Time is a valuable commodity. Unfortunately, not every athlete can afford to spend countless hours in the gym working on their game. While some athletes are blessed with the opportunity to focus on the game of basketball while their parents pay the bills, many players don't have the choice but to have a job in the summer or even work year round.
Either way, whether you have an hour a day to spend in the gym or four hours, the same challenge always remains: how do you get the most out of your time?
Skills and Athleticism
Athleticism is an important part of being a basketball player, and there are many tools, resources, and ways for players to work on quickness, speed, agility, coordination, and jumping. Some players will jump rope, some run a few miles across a hot, sandy beach and others strap a parachute on their back and run with some added resistance.
However, while these methods may help increase overall athleticism, they all require time. Look around you and you will notice many, many players who have used their time for the purpose of being more athletic. The problem is too many have sacrificed the time they needed for skill work, in order to become faster, stronger, and jump higher. The truth is, time must be spent on your skills and your athleticism. That means, for the sake of efficiency, players must find ways to work on both at the same time.
If you want to work on your quickness, speed, and agility without losing out on the reps you need to become a better shooter, ball handler, and skilled player, go out and get an agility ladder. Jump ropes are absolutely necessary for basketball training, but if you are short on time you can't dribble or shoot a basketball while holding onto a jump rope.
A basketball, on the other hand, can be carried through an agility ladder. This provides you with the opportunity to take many shots, from game spots, at game speed, while working on your quickness, balance and overall athleticism. Research some agility ladder footwork, lay one down, carry a basketball through it, and then shoot or drive to the basket. Your workout will immediately become more time efficient and basketball specific.
Let's look at the above question from the perspective of the free throw shot.
Basketball players must take game shots, from game spots, at game speed.
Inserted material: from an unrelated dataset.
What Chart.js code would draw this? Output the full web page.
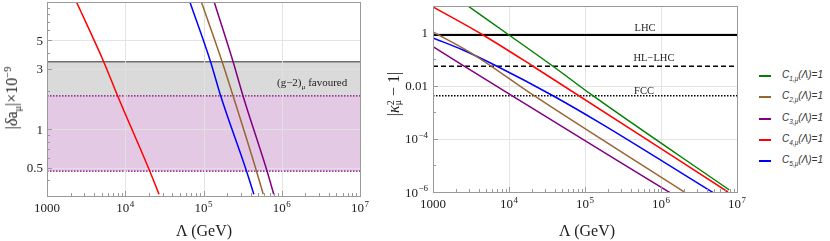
<!DOCTYPE html>
<html>
<head>
<meta charset="utf-8">
<script src="https://cdn.jsdelivr.net/npm/chart.js@4.4.1/dist/chart.umd.min.js"></script>
<style>
  body { margin: 0; width: 830px; height: 241px; position: relative; overflow: hidden; background: #fff;
         font-family: 'Liberation Serif', serif; color: #222; }
  canvas { position: absolute; top: 0; }
  #cA { left: 0; }
  #cB { left: 380px; }
  .txt { position: absolute; white-space: nowrap; line-height: 1; }
  .rot { transform: translate(-50%, -50%) rotate(-90deg); }
  .ctr { transform: translate(-50%, -50%); }
  sub, sup { font-size: 65%; line-height: 0; }
  .stack { display: inline-block; vertical-align: -0.25em; line-height: 0.75; font-size: 62%; }
  .stack span { display: block; }
  #legend { position: absolute; left: 759px; top: 0; font-family: 'Liberation Sans', sans-serif;
            font-style: italic; font-size: 10px; color: #333; }
  .row { position: absolute; left: 0; width: 70px; height: 1px; }
  .sw { position: absolute; left: 0; top: -1px; width: 12px; height: 2px; }
  .lab { position: absolute; left: 23px; top: -6px; white-space: nowrap; line-height: 1; }
</style>
</head>
<body>
<canvas id="cA" width="375" height="241"></canvas>
<canvas id="cB" width="370" height="241"></canvas>

<div class="txt rot" style="left:12px;top:98px;font-size:16px">|<i>δ</i>a<sub>μ</sub>|×10<sup>−9</sup></div>
<div class="txt ctr" style="left:204px;top:231px;font-size:16px">Λ (GeV)</div>
<div class="txt" style="left:277px;top:77px;font-size:11px">(g−2)<sub>μ</sub> favoured</div>

<div class="txt rot" style="left:394px;top:94px;font-size:16px">|<i>κ</i><span class="stack"><span>2</span><span>μ</span></span> − 1|</div>
<div class="txt ctr" style="left:587px;top:231px;font-size:16px">Λ (GeV)</div>
<div class="txt ctr" style="left:645px;top:28px;font-size:10.5px">LHC</div>
<div class="txt ctr" style="left:654px;top:58px;font-size:10.5px">HL−LHC</div>
<div class="txt ctr" style="left:644px;top:91px;font-size:10.5px">FCC</div>

<div id="legend"></div>

<script>
// ---- reading of the left panel: |delta a_mu| x 1e-9 vs Lambda (GeV)
const aMuRed    = [[2380, 10], [5300, 3.4], [8000, 1.83], [20600, 0.47], [27000, 0.31]];
const aMuBlue   = [[67000, 10], [123000, 3.4], [166000, 1.83], [355000, 0.47], [440000, 0.31]];
const aMuBrown  = [[94000, 10], [173000, 3.4], [239000, 1.83], [476000, 0.47], [580000, 0.31]];
const aMuPurple = [[137000, 10], [239000, 3.4], [320000, 1.83], [650000, 0.47], [790000, 0.31]];
const g2Upper = 3.4;   // grey band top
const g2Mid = 1.83;    // grey / purple boundary
const g2Lower = 0.47;  // purple band bottom

// ---- reading of the right panel: |kappa_mu^2 - 1| vs Lambda (GeV)
const kGreen  = [[2880, 10], [10000, 0.81], [37900, 0.054], [127000, 0.0042], [7900000, 1.2e-6]];
const kBrown  = [[1000, 1.05], [3070, 0.18], [21400, 0.0042], [2140000, 9e-7]];
const kPurple = [[1000, 0.295], [10900, 0.0042], [1350000, 9e-7]];
const kRed    = [[1000, 9.2], [4550, 0.81], [20700, 0.054], [7600000, 1e-6]];
const kBlue   = [[1000, 0.63], [2480, 0.22], [6950, 0.054], [37900, 0.0042], [157000, 4e-4], [5000000, 9e-7]];
const lhcLimit = 0.81;
const hlLhcLimit = 0.054;
const fccLimit = 0.0042;

const legendIndex = ['1', '2', '3', '4', '5'];

// ticks
const lambdaTicks = [1e3, 1e4, 1e5, 1e6, 1e7];
const lambdaLabels = ['1000', '10^4', '10^5', '10^6', '10^7'];
const aMuTicks = [0.5, 1, 3, 5];
const aMuLabels = ['0.5', '1', '3', '5'];
const kTicks = [1e-6, 1e-4, 0.01, 1];
const kLabels = ['10^\u22126', '10^\u22124', '0.01', '1'];

const RED = '#ff0000', BLUE = '#0000ff', BROWN = '#996633', PURPLE = '#800080', GREEN = '#008000';
const SERIF = '"Liberation Serif", serif';

// tick label with optional exponent "base^exp"
const drawTickLabel = (ctx, label, x, y, align) => {
    const [base, exp] = label.split('^');
    ctx.font = '13px ' + SERIF;
    const wb = ctx.measureText(base).width;
    let we = 0;
    if (exp) {
        ctx.font = '9px ' + SERIF;
        we = ctx.measureText(exp).width + 0.5;
    }
    const x0 = align === 'center' ? x - (wb + we) / 2 : x - wb - we;
    ctx.font = '13px ' + SERIF;
    ctx.fillText(base, x0, y);
    if (exp) {
        ctx.font = '9px ' + SERIF;
        ctx.fillText(exp, x0 + wb + 0.5, y - 5.5);
    }
};

const logMarks = (min, max, minors) => {
    const out = [];
    for (let e = Math.floor(Math.log10(min)); e <= Math.ceil(Math.log10(max)); e++) {
        for (let m = 1; m <= (minors ? 9 : 1); m++) {
            const v = m * Math.pow(10, e);
            if (v >= min * 0.999 && v <= max * 1.001) out.push(v);
        }
    }
    return out;
};

const isIn = (list, v) => list.some(t => Math.abs(t - v) / t < 1e-6);

// grid, frame, inner tick marks and tick labels
const axisFrame = {
    id: 'axisFrame',
    beforeDatasetDraw(chart, args, opts) {
        if (args.index !== opts.gridIndex) return;
        const { ctx, chartArea: a, scales: { x, y } } = chart;
        ctx.save();
        ctx.strokeStyle = 'rgba(225,225,225,0.9)';
        ctx.lineWidth = 1;
        ctx.beginPath();
        opts.xTicks.slice(1, -1).forEach(v => {
            const px = Math.round(x.getPixelForValue(v)) + 0.5;
            ctx.moveTo(px, a.top); ctx.lineTo(px, a.bottom);
        });
        opts.yTicks.forEach(v => {
            const py = Math.round(y.getPixelForValue(v)) + 0.5;
            ctx.moveTo(a.left, py); ctx.lineTo(a.right, py);
        });
        ctx.stroke();
        ctx.restore();
    },
    afterDraw(chart, args, opts) {
        const { ctx, chartArea: a, scales: { x, y } } = chart;
        ctx.save();
        ctx.strokeStyle = '#9a9a9a';
        ctx.lineWidth = 1;
        ctx.strokeRect(a.left + 0.5, a.top + 0.5, a.right - a.left, a.bottom - a.top);

        ctx.beginPath();
        logMarks(x.min, x.max, true).forEach(v => {
            const px = Math.round(x.getPixelForValue(v)) + 0.5;
            const len = isIn(opts.xTicks, v) ? 5 : 3;
            ctx.moveTo(px, a.bottom); ctx.lineTo(px, a.bottom - len);
        });
        logMarks(y.min, y.max, opts.yMinors).forEach(v => {
            const py = Math.round(y.getPixelForValue(v)) + 0.5;
            const len = isIn(opts.yTicks, v) ? 5 : 3;
            ctx.moveTo(a.left, py); ctx.lineTo(a.left + len, py);
        });
        ctx.stroke();

        ctx.fillStyle = '#222';
        ctx.textBaseline = 'alphabetic';
        opts.xTicks.forEach((v, i) => drawTickLabel(ctx, opts.xLabels[i], x.getPixelForValue(v), a.bottom + 16, 'center'));
        opts.yTicks.forEach((v, i) => drawTickLabel(ctx, opts.yLabels[i], a.left - opts.yGap, y.getPixelForValue(v) + 4.5, 'right'));
        ctx.restore();
    }
};

const curve = (data, color) => ({ data, borderColor: color, borderWidth: 1.5, fill: false });
const hline = (v, xMin, xMax, color, width, dash) => ({
    data: [[xMin, v], [xMax, v]], borderColor: color, borderWidth: width, borderDash: dash, fill: false
});

const makeChart = (id, datasets, o) => new Chart(document.getElementById(id), {
    type: 'line',
    data: { datasets },
    plugins: [axisFrame],
    options: {
        responsive: false,
        animation: false,
        events: [],
        layout: { padding: o.pad },
        elements: { point: { radius: 0 }, line: { cubicInterpolationMode: 'monotone' } },
        plugins: {
            legend: { display: false },
            tooltip: { enabled: false },
            axisFrame: o.frame
        },
        scales: {
            x: { type: 'logarithmic', min: 1e3, max: 1e7, display: false },
            y: { type: 'logarithmic', min: o.yMin, max: o.yMax, display: false }
        }
    }
});

// left panel
makeChart('cA', [
    curve(aMuRed, RED),
    curve(aMuBlue, BLUE),
    curve(aMuBrown, BROWN),
    curve(aMuPurple, PURPLE),
    hline(g2Upper, 1e3, 1e7, '#6e6e6e', 1.5, []),
    Object.assign(hline(g2Mid, 1e3, 1e7, PURPLE, 1.3, [1.5, 1.5]), { fill: '-1', backgroundColor: '#dadada' }),
    Object.assign(hline(g2Lower, 1e3, 1e7, PURPLE, 1.3, [1.5, 1.5]), { fill: '-1', backgroundColor: '#e3c9e3' })
], {
    pad: { left: 47, right: 15, top: 2, bottom: 45 },
    yMin: 0.31, yMax: 10,
    frame: { gridIndex: 3, xTicks: lambdaTicks, xLabels: lambdaLabels, yTicks: aMuTicks, yLabels: aMuLabels, yMinors: true, yGap: 4 }
});

// right panel
makeChart('cB', [
    curve(kGreen, GREEN),
    curve(kBrown, BROWN),
    curve(kPurple, PURPLE),
    curve(kRed, RED),
    curve(kBlue, BLUE),
    hline(lhcLimit, 1e3, 1e7, '#000', 2, []),
    hline(hlLhcLimit, 1e3, 1e7, '#000', 1.5, [5, 3]),
    hline(fccLimit, 1e3, 1e7, '#000', 1.5, [1.5, 1.5])
], {
    pad: { left: 53, right: 13, top: 6, bottom: 49 },
    yMin: 1e-6, yMax: 10,
    frame: { gridIndex: 7, xTicks: lambdaTicks, xLabels: lambdaLabels, yTicks: kTicks, yLabels: kLabels, yMinors: false, yGap: 5 }
});

// legend
const legendColors = [GREEN, BROWN, PURPLE, RED, BLUE];
document.getElementById('legend').innerHTML = legendIndex.map((n, i) => `
    <div class="row" style="top:${76 + i * 21.3}px">
        <div class="sw" style="background:${legendColors[i]}"></div>
        <div class="lab">C<sub>${n},μ</sub>(Λ)=1</div>
    </div>`).join('');
</script>
</body>
</html>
They must also learn how to take game free throws. It's not enough to stand at the free-throw line, go through your routine, and just shoot 100 free throws per day. If you never shoot free throws when you are tired, you won't be ready to knock the important foul shots down when you are exhausted in the fourth quarter with the game on the line.
That being said, there are many ways to get tired, but not as many ways to get tired in a basketball-efficient manner. Running countless sprints and suicides may be able to take the wind out of your lungs, but what if you only have 15 minutes to practice your foul shots?
Give this a go. First, break up your free throws. It's not realistic to stand at the line and shoot 25 or 50 straight, because the most you will ever shoot in a game is three in a row. Then, add pushups. Shoot two, do five pushups. Shoot three, do five pushups. Shoot two, do five pushups.
As your arms get tired you will have to rely on your legs, which is a great way to simulate the fourth quarter when your legs are needed most.
If you are a little skeptical, think of it this way: when it comes to training efficiently, you don't necessarily want to burn out your legs for free throw practice. After all, you'll need them fresh for the agility ladder.